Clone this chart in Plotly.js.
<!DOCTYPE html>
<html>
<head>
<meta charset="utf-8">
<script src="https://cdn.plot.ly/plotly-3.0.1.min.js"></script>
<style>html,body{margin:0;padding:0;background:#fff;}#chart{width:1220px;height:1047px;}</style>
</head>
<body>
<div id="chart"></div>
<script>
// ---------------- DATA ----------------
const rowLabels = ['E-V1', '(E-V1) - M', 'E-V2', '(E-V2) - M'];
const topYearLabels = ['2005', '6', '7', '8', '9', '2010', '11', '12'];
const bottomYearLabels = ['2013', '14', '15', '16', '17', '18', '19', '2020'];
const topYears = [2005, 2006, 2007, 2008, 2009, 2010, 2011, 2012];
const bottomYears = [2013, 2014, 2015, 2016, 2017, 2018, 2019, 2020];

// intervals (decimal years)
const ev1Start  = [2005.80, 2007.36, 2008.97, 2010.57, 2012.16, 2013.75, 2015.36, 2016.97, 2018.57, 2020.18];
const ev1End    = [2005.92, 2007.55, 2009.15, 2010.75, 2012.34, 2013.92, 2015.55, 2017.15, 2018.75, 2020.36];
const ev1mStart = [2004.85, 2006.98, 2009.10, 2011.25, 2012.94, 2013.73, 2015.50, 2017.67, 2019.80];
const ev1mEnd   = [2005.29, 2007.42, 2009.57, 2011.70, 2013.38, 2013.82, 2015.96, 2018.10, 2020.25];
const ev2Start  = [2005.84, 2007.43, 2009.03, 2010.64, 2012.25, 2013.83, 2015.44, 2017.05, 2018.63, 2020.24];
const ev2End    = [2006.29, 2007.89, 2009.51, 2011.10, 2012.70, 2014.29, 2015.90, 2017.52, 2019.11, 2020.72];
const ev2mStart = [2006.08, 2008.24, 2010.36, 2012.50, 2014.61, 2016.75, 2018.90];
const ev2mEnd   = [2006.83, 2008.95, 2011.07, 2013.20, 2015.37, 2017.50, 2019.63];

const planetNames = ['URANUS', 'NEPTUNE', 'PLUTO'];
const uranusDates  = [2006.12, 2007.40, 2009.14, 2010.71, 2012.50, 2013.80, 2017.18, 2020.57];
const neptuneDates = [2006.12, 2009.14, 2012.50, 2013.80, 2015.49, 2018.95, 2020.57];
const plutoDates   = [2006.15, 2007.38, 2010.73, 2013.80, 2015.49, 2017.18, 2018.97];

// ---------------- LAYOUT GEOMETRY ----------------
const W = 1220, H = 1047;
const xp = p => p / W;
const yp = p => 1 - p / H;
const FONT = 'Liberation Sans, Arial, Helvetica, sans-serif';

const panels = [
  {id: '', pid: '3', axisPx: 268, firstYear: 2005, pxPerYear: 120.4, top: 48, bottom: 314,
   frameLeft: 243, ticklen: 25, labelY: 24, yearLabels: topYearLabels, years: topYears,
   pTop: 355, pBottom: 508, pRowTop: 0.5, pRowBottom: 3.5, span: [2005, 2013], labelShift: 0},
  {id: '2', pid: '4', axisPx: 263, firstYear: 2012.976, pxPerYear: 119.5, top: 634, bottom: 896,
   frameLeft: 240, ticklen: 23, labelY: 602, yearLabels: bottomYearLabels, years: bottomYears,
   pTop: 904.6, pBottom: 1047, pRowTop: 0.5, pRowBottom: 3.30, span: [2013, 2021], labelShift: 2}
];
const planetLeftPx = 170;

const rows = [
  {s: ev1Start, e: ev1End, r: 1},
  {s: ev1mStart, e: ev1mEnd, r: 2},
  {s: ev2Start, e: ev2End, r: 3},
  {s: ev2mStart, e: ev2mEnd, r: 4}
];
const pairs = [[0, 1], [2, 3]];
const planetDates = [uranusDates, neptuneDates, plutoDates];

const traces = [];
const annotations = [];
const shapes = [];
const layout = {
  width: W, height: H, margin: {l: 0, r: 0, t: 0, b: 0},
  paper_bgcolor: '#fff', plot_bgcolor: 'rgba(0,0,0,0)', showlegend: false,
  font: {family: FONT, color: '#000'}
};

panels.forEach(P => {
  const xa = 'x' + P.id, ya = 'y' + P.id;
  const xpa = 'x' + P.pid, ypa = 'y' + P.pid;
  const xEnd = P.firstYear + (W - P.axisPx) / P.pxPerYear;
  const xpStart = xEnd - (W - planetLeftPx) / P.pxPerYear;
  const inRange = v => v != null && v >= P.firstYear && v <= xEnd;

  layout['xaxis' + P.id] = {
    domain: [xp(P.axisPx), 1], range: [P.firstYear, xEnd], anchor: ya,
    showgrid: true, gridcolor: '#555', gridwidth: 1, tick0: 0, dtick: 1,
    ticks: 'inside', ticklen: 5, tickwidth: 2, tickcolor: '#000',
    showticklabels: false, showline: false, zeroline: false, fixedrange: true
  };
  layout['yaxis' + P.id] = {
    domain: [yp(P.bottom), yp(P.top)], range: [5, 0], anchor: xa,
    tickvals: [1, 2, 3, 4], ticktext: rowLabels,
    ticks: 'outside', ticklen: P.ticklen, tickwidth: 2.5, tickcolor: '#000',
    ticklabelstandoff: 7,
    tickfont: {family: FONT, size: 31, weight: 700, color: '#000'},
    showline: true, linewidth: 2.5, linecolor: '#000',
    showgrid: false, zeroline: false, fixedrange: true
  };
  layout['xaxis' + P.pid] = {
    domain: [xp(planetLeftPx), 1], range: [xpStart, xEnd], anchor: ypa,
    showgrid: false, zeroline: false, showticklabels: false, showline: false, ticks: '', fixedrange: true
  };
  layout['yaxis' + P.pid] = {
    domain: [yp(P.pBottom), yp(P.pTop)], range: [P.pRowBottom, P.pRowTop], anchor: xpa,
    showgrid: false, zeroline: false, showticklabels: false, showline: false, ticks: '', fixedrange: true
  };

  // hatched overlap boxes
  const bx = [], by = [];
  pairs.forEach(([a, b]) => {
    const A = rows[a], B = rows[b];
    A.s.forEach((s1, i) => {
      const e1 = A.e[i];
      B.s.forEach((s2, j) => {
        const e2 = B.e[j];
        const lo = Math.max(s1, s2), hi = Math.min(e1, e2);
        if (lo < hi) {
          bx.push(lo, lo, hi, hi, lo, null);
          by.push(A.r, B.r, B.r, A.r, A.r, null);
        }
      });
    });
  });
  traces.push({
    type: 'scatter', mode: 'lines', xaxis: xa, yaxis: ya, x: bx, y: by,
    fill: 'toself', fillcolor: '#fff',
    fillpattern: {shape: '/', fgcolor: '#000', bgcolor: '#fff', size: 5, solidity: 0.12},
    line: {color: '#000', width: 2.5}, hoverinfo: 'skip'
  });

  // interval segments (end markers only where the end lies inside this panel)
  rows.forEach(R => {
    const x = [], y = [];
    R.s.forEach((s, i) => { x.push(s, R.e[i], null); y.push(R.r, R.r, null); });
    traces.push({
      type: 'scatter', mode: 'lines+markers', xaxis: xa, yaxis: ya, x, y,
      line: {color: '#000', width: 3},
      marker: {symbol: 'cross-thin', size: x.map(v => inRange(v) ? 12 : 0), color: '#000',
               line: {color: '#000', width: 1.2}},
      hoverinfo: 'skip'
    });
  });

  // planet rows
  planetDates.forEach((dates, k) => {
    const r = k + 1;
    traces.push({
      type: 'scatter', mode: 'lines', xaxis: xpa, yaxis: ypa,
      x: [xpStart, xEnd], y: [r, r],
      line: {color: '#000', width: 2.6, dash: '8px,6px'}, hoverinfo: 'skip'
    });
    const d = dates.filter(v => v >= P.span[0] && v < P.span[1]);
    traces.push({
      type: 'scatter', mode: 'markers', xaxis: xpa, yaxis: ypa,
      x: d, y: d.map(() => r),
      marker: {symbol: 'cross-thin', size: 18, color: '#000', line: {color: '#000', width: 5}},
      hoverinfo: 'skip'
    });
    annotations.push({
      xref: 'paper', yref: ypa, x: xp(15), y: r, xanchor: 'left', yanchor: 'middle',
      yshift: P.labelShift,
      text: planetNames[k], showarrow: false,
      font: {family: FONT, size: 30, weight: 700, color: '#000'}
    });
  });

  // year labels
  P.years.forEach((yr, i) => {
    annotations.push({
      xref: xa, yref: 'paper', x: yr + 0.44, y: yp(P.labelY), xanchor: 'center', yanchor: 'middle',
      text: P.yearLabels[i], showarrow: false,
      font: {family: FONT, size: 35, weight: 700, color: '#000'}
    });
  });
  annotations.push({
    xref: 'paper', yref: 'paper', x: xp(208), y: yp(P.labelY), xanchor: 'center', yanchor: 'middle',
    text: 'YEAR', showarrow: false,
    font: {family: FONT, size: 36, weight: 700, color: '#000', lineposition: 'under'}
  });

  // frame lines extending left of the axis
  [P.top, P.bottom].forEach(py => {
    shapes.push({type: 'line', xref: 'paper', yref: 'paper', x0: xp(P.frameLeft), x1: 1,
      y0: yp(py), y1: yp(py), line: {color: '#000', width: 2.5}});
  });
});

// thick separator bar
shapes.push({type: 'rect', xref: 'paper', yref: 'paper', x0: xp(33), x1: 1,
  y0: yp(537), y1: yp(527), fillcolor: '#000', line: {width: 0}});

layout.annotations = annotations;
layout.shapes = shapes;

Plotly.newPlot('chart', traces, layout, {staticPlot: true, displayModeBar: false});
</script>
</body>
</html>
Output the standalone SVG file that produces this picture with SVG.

Goal: Only the lines from the top of the data through the line that contains "2018, 2019, 2020];" should be quoted, exactly as they stand.

The result:
Clone this chart in Plotly.js.
<!DOCTYPE html>
<html>
<head>
<meta charset="utf-8">
<script src="https://cdn.plot.ly/plotly-3.0.1.min.js"></script>
<style>html,body{margin:0;padding:0;background:#fff;}#chart{width:1220px;height:1047px;}</style>
</head>
<body>
<div id="chart"></div>
<script>
// ---------------- DATA ----------------
const rowLabels = ['E-V1', '(E-V1) - M', 'E-V2', '(E-V2) - M'];
const topYearLabels = ['2005', '6', '7', '8', '9', '2010', '11', '12'];
const bottomYearLabels = ['2013', '14', '15', '16', '17', '18', '19', '2020'];
const topYears = [2005, 2006, 2007, 2008, 2009, 2010, 2011, 2012];
const bottomYears = [2013, 2014, 2015, 2016, 2017, 2018, 2019, 2020];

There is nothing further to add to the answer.